Quando por isso dizemos que Deus vê, perdoa, resolve, castiga, e
outras coisas semelhantes, há antropomorfismo na maneira de falar que
devemos ter todo o cuidado em não deixar passar para a idéia que
exprimimos. Todas essas expressões se devem entender de Deus por
analogia. Atribuímos-lhe de maneira eminente, na simplicidade da
sua essência, as realidades que em nós se traduzem pelos atos a que
damos esses nomes; nada mais. Deve ficar bem claro no nosso espírito
que Deus não muda de qualquer maneira que seja, nem substancial nem
acidentalmente, nem de idéias nem de resolução. Em Deus não há
nada disso. Há um ser simples e ilimitado, de que o nosso espírito
não pode fazer uma pálida idéia senão olhando-o por facetas,
vendo-o à maneira humana; mas sem atribuir a Deus o que, nessa
maneira de ver, é simples exigência da nossa inteligência
imperfeita.
Ser imutável é próprio a Deus.

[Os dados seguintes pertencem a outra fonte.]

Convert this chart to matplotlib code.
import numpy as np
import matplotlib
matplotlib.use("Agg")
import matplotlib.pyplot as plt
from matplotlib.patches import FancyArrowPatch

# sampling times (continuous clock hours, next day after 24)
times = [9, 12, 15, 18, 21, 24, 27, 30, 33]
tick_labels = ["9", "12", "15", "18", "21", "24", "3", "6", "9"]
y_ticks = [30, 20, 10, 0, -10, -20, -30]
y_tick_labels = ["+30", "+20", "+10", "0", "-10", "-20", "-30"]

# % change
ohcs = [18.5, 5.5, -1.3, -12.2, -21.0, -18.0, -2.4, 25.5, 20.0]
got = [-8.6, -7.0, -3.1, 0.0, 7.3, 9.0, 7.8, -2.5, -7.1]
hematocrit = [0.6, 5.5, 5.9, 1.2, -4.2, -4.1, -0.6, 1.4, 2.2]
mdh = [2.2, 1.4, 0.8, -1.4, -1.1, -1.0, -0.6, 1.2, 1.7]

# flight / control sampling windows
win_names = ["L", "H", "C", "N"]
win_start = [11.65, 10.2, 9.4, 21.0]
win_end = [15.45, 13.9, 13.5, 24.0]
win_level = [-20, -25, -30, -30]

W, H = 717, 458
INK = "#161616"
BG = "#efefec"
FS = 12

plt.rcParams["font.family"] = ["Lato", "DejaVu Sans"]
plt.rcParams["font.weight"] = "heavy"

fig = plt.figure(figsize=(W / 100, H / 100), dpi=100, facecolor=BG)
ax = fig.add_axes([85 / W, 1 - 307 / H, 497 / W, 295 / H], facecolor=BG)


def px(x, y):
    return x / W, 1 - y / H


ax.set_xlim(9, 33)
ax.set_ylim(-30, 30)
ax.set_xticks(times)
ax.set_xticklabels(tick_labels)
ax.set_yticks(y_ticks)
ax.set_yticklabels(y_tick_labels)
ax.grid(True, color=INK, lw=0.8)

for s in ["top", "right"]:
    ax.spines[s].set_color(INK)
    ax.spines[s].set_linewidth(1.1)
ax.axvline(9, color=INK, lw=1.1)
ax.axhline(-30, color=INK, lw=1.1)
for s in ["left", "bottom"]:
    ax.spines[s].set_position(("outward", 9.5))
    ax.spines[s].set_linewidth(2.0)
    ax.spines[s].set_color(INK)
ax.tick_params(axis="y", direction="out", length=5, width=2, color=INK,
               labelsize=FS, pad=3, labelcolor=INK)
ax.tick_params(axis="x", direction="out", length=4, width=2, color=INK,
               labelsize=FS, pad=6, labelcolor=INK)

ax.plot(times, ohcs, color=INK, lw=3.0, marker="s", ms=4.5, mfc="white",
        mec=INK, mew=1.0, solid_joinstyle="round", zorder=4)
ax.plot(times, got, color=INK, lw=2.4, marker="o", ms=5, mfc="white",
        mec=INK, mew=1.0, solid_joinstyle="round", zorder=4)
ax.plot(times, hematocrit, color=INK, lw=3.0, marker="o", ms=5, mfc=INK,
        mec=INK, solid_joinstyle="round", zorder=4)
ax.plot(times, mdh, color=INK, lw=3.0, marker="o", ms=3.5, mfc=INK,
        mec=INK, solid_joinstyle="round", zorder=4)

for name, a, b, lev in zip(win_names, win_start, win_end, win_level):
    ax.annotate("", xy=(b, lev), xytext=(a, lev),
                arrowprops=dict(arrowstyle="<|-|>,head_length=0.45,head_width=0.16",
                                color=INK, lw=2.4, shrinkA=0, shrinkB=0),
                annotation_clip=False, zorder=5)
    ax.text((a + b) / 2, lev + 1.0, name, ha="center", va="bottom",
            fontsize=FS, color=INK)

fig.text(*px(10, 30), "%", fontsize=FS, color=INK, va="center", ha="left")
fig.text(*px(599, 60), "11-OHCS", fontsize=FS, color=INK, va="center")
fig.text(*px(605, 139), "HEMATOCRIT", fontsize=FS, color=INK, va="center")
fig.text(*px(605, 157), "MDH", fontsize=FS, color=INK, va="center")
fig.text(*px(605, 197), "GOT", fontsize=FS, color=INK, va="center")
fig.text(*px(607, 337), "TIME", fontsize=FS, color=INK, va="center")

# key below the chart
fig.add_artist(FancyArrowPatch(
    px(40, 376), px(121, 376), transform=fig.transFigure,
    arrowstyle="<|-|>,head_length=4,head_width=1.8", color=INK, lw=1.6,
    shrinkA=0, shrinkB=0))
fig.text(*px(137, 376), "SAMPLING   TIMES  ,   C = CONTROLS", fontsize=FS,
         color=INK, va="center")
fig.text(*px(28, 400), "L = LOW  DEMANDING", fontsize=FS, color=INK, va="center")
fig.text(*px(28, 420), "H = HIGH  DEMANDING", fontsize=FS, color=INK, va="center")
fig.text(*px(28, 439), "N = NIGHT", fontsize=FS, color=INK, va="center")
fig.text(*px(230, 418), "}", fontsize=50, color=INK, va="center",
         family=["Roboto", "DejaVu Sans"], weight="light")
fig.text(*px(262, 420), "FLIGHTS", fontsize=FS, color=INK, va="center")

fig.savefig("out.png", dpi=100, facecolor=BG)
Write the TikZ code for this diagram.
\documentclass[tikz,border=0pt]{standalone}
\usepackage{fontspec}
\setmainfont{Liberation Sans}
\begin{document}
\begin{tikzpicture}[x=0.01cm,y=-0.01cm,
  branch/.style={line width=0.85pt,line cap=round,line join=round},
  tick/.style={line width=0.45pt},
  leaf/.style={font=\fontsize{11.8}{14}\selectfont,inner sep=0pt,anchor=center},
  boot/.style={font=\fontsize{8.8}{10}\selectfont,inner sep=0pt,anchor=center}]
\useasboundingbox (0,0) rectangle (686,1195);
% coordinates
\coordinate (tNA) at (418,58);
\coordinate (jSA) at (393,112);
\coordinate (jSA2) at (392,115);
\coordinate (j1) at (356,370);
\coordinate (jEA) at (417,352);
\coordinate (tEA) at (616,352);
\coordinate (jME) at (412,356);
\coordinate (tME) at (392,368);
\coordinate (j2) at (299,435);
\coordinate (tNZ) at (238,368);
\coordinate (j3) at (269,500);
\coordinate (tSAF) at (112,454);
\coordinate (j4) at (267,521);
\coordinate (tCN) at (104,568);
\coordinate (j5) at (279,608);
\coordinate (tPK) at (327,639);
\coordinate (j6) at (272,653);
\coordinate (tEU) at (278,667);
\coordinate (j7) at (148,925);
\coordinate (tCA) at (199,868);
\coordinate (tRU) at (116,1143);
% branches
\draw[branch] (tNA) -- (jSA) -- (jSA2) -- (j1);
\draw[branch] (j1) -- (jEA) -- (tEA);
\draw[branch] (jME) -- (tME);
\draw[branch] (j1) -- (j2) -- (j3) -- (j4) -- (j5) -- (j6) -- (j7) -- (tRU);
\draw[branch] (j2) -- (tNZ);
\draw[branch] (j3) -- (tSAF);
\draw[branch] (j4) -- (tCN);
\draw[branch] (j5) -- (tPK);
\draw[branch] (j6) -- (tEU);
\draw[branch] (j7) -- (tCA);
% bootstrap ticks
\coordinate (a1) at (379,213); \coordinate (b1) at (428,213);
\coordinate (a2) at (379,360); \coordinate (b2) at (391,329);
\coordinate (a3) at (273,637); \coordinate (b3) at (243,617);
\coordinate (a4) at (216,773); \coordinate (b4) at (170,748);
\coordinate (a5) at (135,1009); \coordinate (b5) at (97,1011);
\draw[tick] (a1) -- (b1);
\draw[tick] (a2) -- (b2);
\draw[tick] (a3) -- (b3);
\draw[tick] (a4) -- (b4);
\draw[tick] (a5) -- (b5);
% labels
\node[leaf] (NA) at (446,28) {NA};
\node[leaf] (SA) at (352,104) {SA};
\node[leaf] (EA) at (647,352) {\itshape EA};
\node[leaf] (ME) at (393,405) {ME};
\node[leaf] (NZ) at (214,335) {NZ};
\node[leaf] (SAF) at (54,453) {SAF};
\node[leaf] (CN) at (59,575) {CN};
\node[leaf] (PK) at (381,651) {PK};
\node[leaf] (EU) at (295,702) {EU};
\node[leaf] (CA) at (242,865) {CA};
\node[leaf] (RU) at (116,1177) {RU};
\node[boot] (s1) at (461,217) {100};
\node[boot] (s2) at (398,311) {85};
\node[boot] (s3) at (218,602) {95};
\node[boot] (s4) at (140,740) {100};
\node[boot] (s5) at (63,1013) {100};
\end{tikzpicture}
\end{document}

Tudo o mais está sujeito à
mudança, duma maneira ou doutra. As coisas materiais mudam na
substância e nos acidentes. As formas puras, os Anjos, não mudam
substancialmente, mas mudam de operação; aplicam-se a uma coisa
depois de se terem aplicado a outra. Os astros, no tempo de S.
Tomás, constituíam uma dificuldade, visto se supor então que não
evolucionavam; mas, observa S. Tomás, mudam pelo menos de lugar.
E, vista a questão por outro lado, olhadas as coisas não em si
mesmas, mas na sua dependência da Causa Primária, todas,
absolutamente falando, estão sujeitas à mais radical das mudanças,
ao aniquilamento; porque todas estão em potência ao não-ser, visto
o não existirem não contrariar a sua essência. Só o ato criador
que lhes dá o ser as mantém existentes.